»»

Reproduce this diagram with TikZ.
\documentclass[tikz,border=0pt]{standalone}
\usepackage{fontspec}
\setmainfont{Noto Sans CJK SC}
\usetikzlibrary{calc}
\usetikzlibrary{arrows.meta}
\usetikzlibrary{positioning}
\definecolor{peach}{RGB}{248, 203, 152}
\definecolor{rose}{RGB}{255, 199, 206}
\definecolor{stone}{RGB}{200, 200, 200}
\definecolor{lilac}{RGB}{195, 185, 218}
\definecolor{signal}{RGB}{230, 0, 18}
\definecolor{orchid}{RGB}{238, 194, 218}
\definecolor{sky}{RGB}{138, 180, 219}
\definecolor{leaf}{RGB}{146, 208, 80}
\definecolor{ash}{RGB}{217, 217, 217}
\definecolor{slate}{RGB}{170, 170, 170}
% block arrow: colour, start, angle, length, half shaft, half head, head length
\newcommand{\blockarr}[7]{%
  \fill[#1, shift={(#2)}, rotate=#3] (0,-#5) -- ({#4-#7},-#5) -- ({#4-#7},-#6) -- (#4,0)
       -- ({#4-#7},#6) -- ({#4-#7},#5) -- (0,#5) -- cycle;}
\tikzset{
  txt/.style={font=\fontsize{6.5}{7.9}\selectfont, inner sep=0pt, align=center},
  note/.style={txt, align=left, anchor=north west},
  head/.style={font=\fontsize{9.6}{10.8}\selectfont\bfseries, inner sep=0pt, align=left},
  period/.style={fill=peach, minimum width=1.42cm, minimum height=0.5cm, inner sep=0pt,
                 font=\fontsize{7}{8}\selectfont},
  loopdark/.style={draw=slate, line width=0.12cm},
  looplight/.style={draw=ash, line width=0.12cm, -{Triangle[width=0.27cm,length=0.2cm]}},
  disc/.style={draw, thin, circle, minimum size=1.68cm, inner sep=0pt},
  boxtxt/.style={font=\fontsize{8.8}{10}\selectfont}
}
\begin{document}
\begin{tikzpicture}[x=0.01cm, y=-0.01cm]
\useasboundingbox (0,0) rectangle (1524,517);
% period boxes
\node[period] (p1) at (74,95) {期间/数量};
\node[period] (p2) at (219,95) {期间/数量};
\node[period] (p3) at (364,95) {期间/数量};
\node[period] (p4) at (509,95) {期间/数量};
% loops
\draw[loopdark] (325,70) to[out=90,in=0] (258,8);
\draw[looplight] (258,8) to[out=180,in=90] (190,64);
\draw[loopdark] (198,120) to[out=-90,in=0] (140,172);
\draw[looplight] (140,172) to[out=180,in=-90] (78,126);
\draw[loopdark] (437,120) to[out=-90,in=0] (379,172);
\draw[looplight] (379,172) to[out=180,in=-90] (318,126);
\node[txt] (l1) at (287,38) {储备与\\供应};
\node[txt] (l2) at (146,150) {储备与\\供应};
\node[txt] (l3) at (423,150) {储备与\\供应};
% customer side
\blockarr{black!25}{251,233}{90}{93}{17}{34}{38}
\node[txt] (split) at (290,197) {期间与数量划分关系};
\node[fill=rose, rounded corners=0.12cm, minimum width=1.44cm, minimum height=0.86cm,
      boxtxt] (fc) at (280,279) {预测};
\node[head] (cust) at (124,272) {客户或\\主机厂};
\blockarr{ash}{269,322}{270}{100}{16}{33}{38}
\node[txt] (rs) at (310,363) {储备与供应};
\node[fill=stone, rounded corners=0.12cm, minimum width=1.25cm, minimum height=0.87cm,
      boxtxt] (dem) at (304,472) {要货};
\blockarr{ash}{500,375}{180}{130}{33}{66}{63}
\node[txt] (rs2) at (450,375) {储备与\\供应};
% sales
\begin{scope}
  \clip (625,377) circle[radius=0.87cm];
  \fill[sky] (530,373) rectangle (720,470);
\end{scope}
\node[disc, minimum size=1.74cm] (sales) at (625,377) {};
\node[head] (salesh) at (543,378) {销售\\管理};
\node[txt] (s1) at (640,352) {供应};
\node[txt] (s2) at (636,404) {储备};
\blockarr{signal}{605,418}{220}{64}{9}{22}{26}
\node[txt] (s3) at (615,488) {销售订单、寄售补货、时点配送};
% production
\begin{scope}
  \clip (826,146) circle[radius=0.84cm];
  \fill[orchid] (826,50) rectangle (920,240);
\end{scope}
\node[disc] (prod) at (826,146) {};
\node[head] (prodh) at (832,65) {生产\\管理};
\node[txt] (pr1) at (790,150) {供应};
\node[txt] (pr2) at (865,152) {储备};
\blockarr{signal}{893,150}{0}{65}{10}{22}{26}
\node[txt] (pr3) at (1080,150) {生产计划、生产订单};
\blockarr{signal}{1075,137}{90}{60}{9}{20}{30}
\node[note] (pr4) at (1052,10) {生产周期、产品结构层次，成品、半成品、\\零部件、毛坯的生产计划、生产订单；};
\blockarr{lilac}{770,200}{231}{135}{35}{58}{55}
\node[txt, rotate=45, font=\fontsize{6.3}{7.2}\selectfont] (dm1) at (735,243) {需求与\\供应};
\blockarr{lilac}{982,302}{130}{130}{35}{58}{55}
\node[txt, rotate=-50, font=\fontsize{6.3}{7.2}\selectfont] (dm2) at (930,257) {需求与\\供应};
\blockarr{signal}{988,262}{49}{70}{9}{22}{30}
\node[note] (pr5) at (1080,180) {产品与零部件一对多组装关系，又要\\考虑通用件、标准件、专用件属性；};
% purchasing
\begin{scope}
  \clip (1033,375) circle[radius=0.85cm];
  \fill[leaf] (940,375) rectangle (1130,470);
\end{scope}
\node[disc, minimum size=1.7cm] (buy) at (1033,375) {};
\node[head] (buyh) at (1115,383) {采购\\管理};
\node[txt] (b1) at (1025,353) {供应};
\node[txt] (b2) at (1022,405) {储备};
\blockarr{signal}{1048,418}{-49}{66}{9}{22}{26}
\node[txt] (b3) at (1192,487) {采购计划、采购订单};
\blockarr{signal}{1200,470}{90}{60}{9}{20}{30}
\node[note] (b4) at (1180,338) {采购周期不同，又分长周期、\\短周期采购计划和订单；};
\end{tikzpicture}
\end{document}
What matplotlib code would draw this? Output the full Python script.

««

## SHORT TASK
Write out every record shown above, word for word.

## RESPONSE TO THE EXERCISE
Reproduce this diagram with TikZ.
\documentclass[tikz,border=0pt]{standalone}
\usepackage{fontspec}
\setmainfont{Noto Sans CJK SC}
\usetikzlibrary{calc}
\usetikzlibrary{arrows.meta}
\usetikzlibrary{positioning}
\definecolor{peach}{RGB}{248, 203, 152}
\definecolor{rose}{RGB}{255, 199, 206}
\definecolor{stone}{RGB}{200, 200, 200}
\definecolor{lilac}{RGB}{195, 185, 218}
\definecolor{signal}{RGB}{230, 0, 18}
\definecolor{orchid}{RGB}{238, 194, 218}
\definecolor{sky}{RGB}{138, 180, 219}
\definecolor{leaf}{RGB}{146, 208, 80}
\definecolor{ash}{RGB}{217, 217, 217}
\definecolor{slate}{RGB}{170, 170, 170}
% block arrow: colour, start, angle, length, half shaft, half head, head length
\newcommand{\blockarr}[7]{%
  \fill[#1, shift={(#2)}, rotate=#3] (0,-#5) -- ({#4-#7},-#5) -- ({#4-#7},-#6) -- (#4,0)
       -- ({#4-#7},#6) -- ({#4-#7},#5) -- (0,#5) -- cycle;}
\tikzset{
  txt/.style={font=\fontsize{6.5}{7.9}\selectfont, inner sep=0pt, align=center},
  note/.style={txt, align=left, anchor=north west},
  head/.style={font=\fontsize{9.6}{10.8}\selectfont\bfseries, inner sep=0pt, align=left},
  period/.style={fill=peach, minimum width=1.42cm, minimum height=0.5cm, inner sep=0pt,
                 font=\fontsize{7}{8}\selectfont},
  loopdark/.style={draw=slate, line width=0.12cm},
  looplight/.style={draw=ash, line width=0.12cm, -{Triangle[width=0.27cm,length=0.2cm]}},
  disc/.style={draw, thin, circle, minimum size=1.68cm, inner sep=0pt},
  boxtxt/.style={font=\fontsize{8.8}{10}\selectfont}
}
\begin{document}
\begin{tikzpicture}[x=0.01cm, y=-0.01cm]
\useasboundingbox (0,0) rectangle (1524,517);
% period boxes
\node[period] (p1) at (74,95) {期间/数量};
\node[period] (p2) at (219,95) {期间/数量};
\node[period] (p3) at (364,95) {期间/数量};
\node[period] (p4) at (509,95) {期间/数量};
% loops
\draw[loopdark] (325,70) to[out=90,in=0] (258,8);
\draw[looplight] (258,8) to[out=180,in=90] (190,64);
\draw[loopdark] (198,120) to[out=-90,in=0] (140,172);
\draw[looplight] (140,172) to[out=180,in=-90] (78,126);
\draw[loopdark] (437,120) to[out=-90,in=0] (379,172);
\draw[looplight] (379,172) to[out=180,in=-90] (318,126);
\node[txt] (l1) at (287,38) {储备与\\供应};
\node[txt] (l2) at (146,150) {储备与\\供应};
\node[txt] (l3) at (423,150) {储备与\\供应};
% customer side
\blockarr{black!25}{251,233}{90}{93}{17}{34}{38}
\node[txt] (split) at (290,197) {期间与数量划分关系};
\node[fill=rose, rounded corners=0.12cm, minimum width=1.44cm, minimum height=0.86cm,
      boxtxt] (fc) at (280,279) {预测};
\node[head] (cust) at (124,272) {客户或\\主机厂};
\blockarr{ash}{269,322}{270}{100}{16}{33}{38}
\node[txt] (rs) at (310,363) {储备与供应};
\node[fill=stone, rounded corners=0.12cm, minimum width=1.25cm, minimum height=0.87cm,
      boxtxt] (dem) at (304,472) {要货};
\blockarr{ash}{500,375}{180}{130}{33}{66}{63}
\node[txt] (rs2) at (450,375) {储备与\\供应};
% sales
\begin{scope}
  \clip (625,377) circle[radius=0.87cm];
  \fill[sky] (530,373) rectangle (720,470);
\end{scope}
\node[disc, minimum size=1.74cm] (sales) at (625,377) {};
\node[head] (salesh) at (543,378) {销售\\管理};
\node[txt] (s1) at (640,352) {供应};
\node[txt] (s2) at (636,404) {储备};
\blockarr{signal}{605,418}{220}{64}{9}{22}{26}
\node[txt] (s3) at (615,488) {销售订单、寄售补货、时点配送};
% production
\begin{scope}
  \clip (826,146) circle[radius=0.84cm];
  \fill[orchid] (826,50) rectangle (920,240);
\end{scope}
\node[disc] (prod) at (826,146) {};
\node[head] (prodh) at (832,65) {生产\\管理};
\node[txt] (pr1) at (790,150) {供应};
\node[txt] (pr2) at (865,152) {储备};
\blockarr{signal}{893,150}{0}{65}{10}{22}{26}
\node[txt] (pr3) at (1080,150) {生产计划、生产订单};
\blockarr{signal}{1075,137}{90}{60}{9}{20}{30}
\node[note] (pr4) at (1052,10) {生产周期、产品结构层次，成品、半成品、\\零部件、毛坯的生产计划、生产订单；};
\blockarr{lilac}{770,200}{231}{135}{35}{58}{55}
\node[txt, rotate=45, font=\fontsize{6.3}{7.2}\selectfont] (dm1) at (735,243) {需求与\\供应};
\blockarr{lilac}{982,302}{130}{130}{35}{58}{55}
\node[txt, rotate=-50, font=\fontsize{6.3}{7.2}\selectfont] (dm2) at (930,257) {需求与\\供应};
\blockarr{signal}{988,262}{49}{70}{9}{22}{30}
\node[note] (pr5) at (1080,180) {产品与零部件一对多组装关系，又要\\考虑通用件、标准件、专用件属性；};
% purchasing
\begin{scope}
  \clip (1033,375) circle[radius=0.85cm];
  \fill[leaf] (940,375) rectangle (1130,470);
\end{scope}
\node[disc, minimum size=1.7cm] (buy) at (1033,375) {};
\node[head] (buyh) at (1115,383) {采购\\管理};
\node[txt] (b1) at (1025,353) {供应};
\node[txt] (b2) at (1022,405) {储备};
\blockarr{signal}{1048,418}{-49}{66}{9}{22}{26}
\node[txt] (b3) at (1192,487) {采购计划、采购订单};
\blockarr{signal}{1200,470}{90}{60}{9}{20}{30}
\node[note] (b4) at (1180,338) {采购周期不同，又分长周期、\\短周期采购计划和订单；};
\end{tikzpicture}
\end{document}
What matplotlib code would draw this? Output the full Python script.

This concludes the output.